Compléter les Smart Contracts… quand ils seront utilisés
Au-delà d’amener la reconnaissance juridique à un archivage qui utiliserait une blockchain, DOCAPOST imagine déjà des utilisations où des Smart Contract sont complétés par une documentation administrative et juridique.
Par exemple, dans le cadre d’une location de voiture, on peut imaginer qu’une transaction qui s’appuie sur une blockchain valide le paiement et la période de disponibilité et qu’un « smart contract » donne accès au véhicule loué.
« Cette transaction peut se référer à un document au travers de son hash. Mais elle n’embarque jamais le contrat de location », du fait qu’une blockchain n’est pas une base orientée documents. « La mise en œuvre du service d’archivage électronique sur cette application blockchain permettra aux parties de disposer d’un contrat électronique regroupant les différentes clauses (par exemple qui est responsable en cas de PV pour stationnement interdit), ce document étant opposable aux tiers et aux contreparties ».

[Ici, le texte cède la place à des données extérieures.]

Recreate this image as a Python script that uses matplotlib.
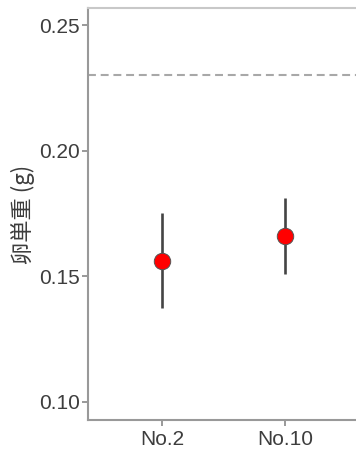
import matplotlib
matplotlib.use("Agg")
import matplotlib.pyplot as plt

plt.rcParams['font.family'] = ['Liberation Sans', 'Noto Sans CJK JP', 'DejaVu Sans']

categories = ["No.2", "No.10"]
means = [0.156, 0.166]
lower = [0.1375, 0.151]
upper = [0.175, 0.181]
ref_value = 0.23
yticks = [0.10, 0.15, 0.20, 0.25]
y_label = "卵単重 (g)"

W, H = 356, 450
fig = plt.figure(figsize=(W/100, H/100), dpi=100)
ax = fig.add_axes([88/W, 1-420/H, (359-88)/W, (420-8)/H])

x = list(range(1, len(categories)+1))
for xi, m, lo, up in zip(x, means, lower, upper):
    ax.plot([xi, xi], [lo, up], color="#444444", lw=1.9, zorder=2, solid_capstyle='butt')
ax.scatter(x, means, s=140, color="#ff0000", edgecolor="#555555", linewidth=0.7, zorder=3)
ax.axhline(ref_value, color="#a8a8a8", lw=1.5, ls=(0, (3.8, 2.3)), zorder=1)

ax.set_xlim(0.4, len(categories)+0.6)
ax.set_ylim(0.0928, 0.2568)
ax.set_xticks(x)
ax.set_xticklabels(categories)
ax.set_yticks(yticks)
ax.set_yticklabels([f"{v:.2f}" for v in yticks])
ax.tick_params(axis='both', colors="#888888", labelcolor="#3d3d3d", labelsize=15, length=4, width=1.2)
ax.tick_params(axis='y', pad=2)
ax.tick_params(axis='x', pad=3)
for s in ['left', 'bottom']:
    ax.spines[s].set_color("#999999")
    ax.spines[s].set_linewidth(1.5)
ax.spines['top'].set_color("#c8c8c8")
ax.spines['top'].set_linewidth(1.5)
ax.spines['right'].set_visible(False)
ax.set_ylabel(y_label, fontsize=16, color="#3d3d3d", labelpad=3,
              family=['Noto Sans CJK JP', 'DejaVu Sans'])

fig.savefig("out.png", dpi=100)
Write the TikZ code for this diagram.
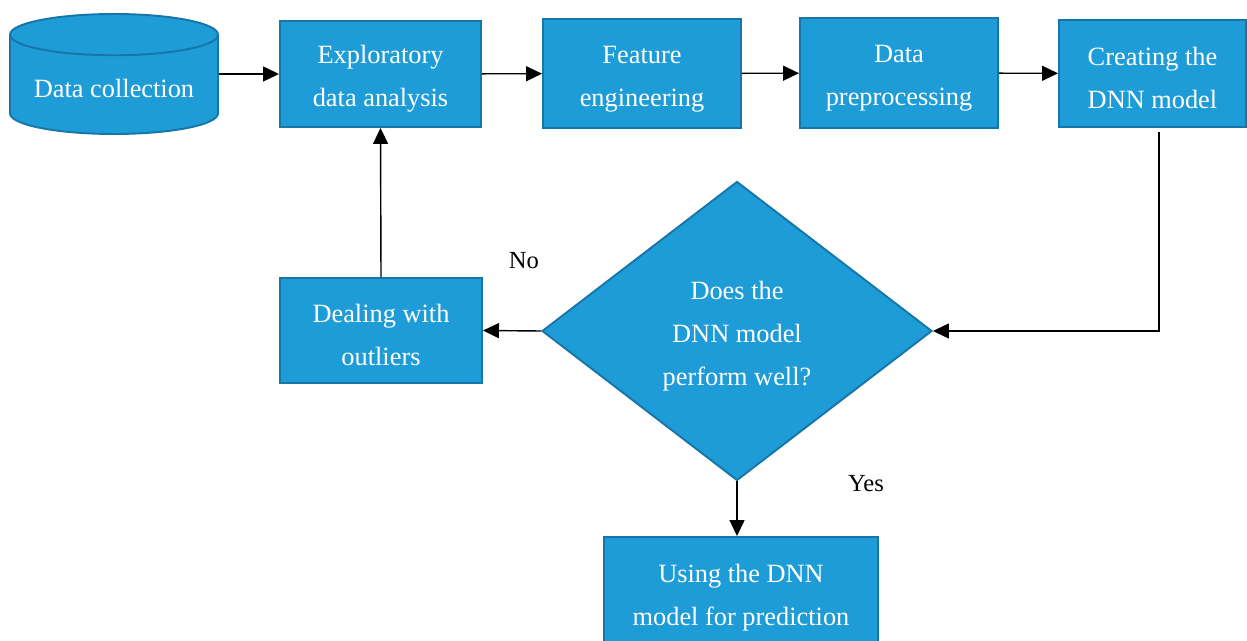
\documentclass[tikz,border=0pt]{standalone}
\usepackage{fontspec}
\setmainfont{Liberation Serif}
\usepackage{xcolor}
\usetikzlibrary{shapes.geometric, arrows.meta, positioning}

\definecolor{boxblue}{RGB}{30,156,216}
\definecolor{boxedge}{RGB}{22,118,168}
\newcommand{\tallstrut}{\rule{0pt}{0.56cm}}

\begin{document}
\begin{tikzpicture}[
    stepbox/.style={rectangle, draw=boxedge, line width=1.1pt, fill=boxblue, text=white, align=center,
        font=\fontsize{15}{24.5}\selectfont},
    store/.style={cylinder, shape border rotate=90, aspect=0.24, draw=boxedge, line width=1.1pt, fill=boxblue,
        text=white, font=\fontsize{15}{24.5}\selectfont},
    decision/.style={diamond, draw=boxedge, line width=1.1pt, fill=boxblue, text=white, align=center,
        font=\fontsize{15}{24.5}\selectfont},
    arrow/.style={-{Triangle[length=0.32cm, width=0.3cm]}, line width=0.8pt},
    answer/.style={font=\fontsize{14}{15}\selectfont}
]
\useasboundingbox (0,0) rectangle (24.94,-12.82);

% Top row
\node[store, minimum width=4.16cm, minimum height=2.4cm, anchor=shape center] (collect) at (2.28,-1.48) {Data collection};
\node[stepbox, minimum width=4.02cm, minimum height=2.12cm] (explore) at (7.61,-1.48) {\tallstrut Exploratory\\data analysis};
\node[stepbox, minimum width=3.96cm, minimum height=2.18cm] (feature) at (12.84,-1.47) {\tallstrut Feature\\engineering};
\node[stepbox, minimum width=3.96cm, minimum height=2.2cm] (prep) at (17.98,-1.46) {\tallstrut Data\\preprocessing};
\node[stepbox, minimum width=3.74cm, minimum height=2.14cm] (create) at (23.05,-1.47) {\tallstrut Creating the\\DNN model};

% Check and outcomes
\node[decision, minimum width=7.8cm, minimum height=5.98cm] (check) at (14.74,-6.62) {\tallstrut Does the\\DNN model\\perform well?};
\node[stepbox, minimum width=4.04cm, minimum height=2.1cm] (outlier) at (7.62,-6.61) {\tallstrut Dealing with\\outliers};
\node[stepbox, minimum width=5.48cm, minimum height=2.24cm] (predict) at (14.82,-11.86) {\tallstrut Using the DNN\\model for prediction};

\node[answer] (no) at (10.48,-5.22) {No};
\node[answer] (yes) at (17.32,-9.68) {Yes};

% Connections
\draw[arrow] (collect.east |- explore.west) -- (explore.west);
\draw[arrow] (explore) -- (feature);
\draw[arrow] (feature) -- (prep);
\draw[arrow] (prep) -- (create);
\draw[arrow, shorten <=0.08cm] ([xshift=0.13cm]create.south) |- (check.east);
\draw[arrow] (check.west) -- (outlier.east);
\draw[arrow] (outlier.north) -- (explore.south);
\draw[arrow] (check.south) -- (check.south |- predict.north);

\end{tikzpicture}
\end{document}
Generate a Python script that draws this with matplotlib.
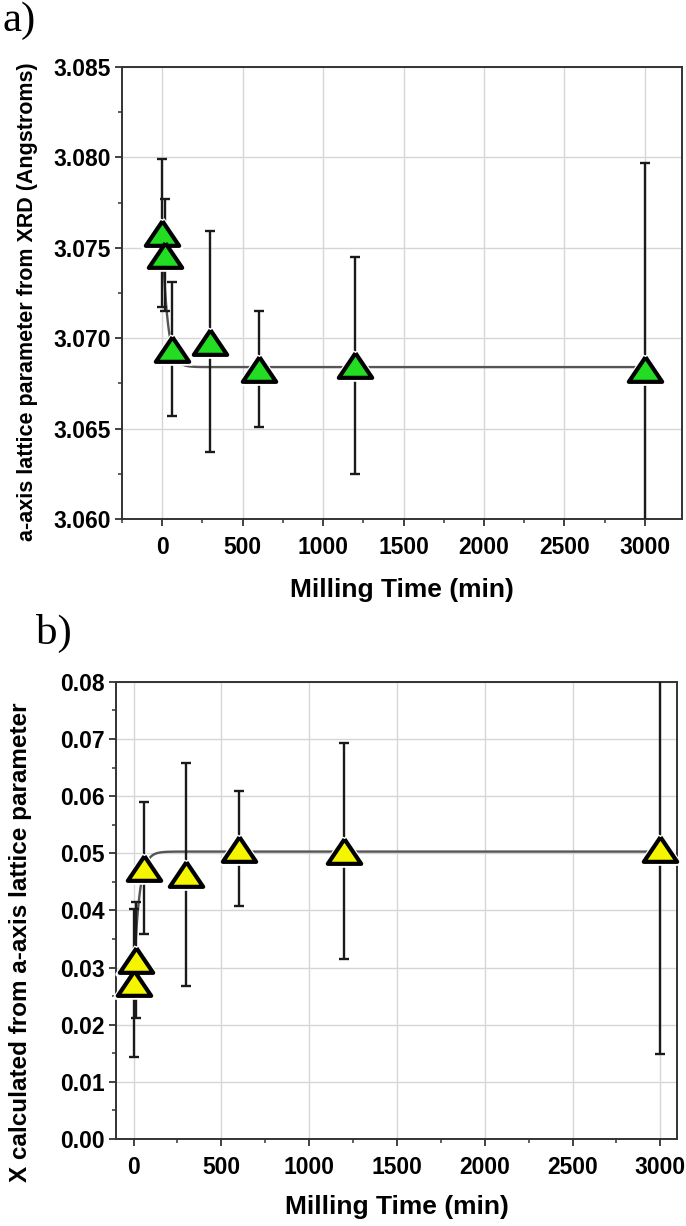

Encore faut-il que les voitures soient ouvrables via une connexion (NFC ou réseau). C’est le cas chez Drivy aux Etats-Unis ou de Koolicar en France, mais le parc qui répond à cette exigence est encore très limité. Et surtout, ce type d’usage de DOCAPOST décollera si les « smart contracts » se généralisent en production. Ce qui est aujourd’hui loin d’être le cas.
Avec la blockchain, DOCAPOST se positionne « pour voir » et pour compléter les points faibles des DLT « de tout acteur blockchain […] souhaitant intégrer l’archivage dans son application ».
Le service sera en production au dernier trimestre 2017. La première application est basée sur QORUM/ETHEREUM. Les entreprises suivront-elles cette option Blockchain pour leur archivage, ou resteront-elles dans l’optique SAE traditionnelle ? Le succès commercial du service de DOCAPOST apportera un début de réponse. A suivre donc.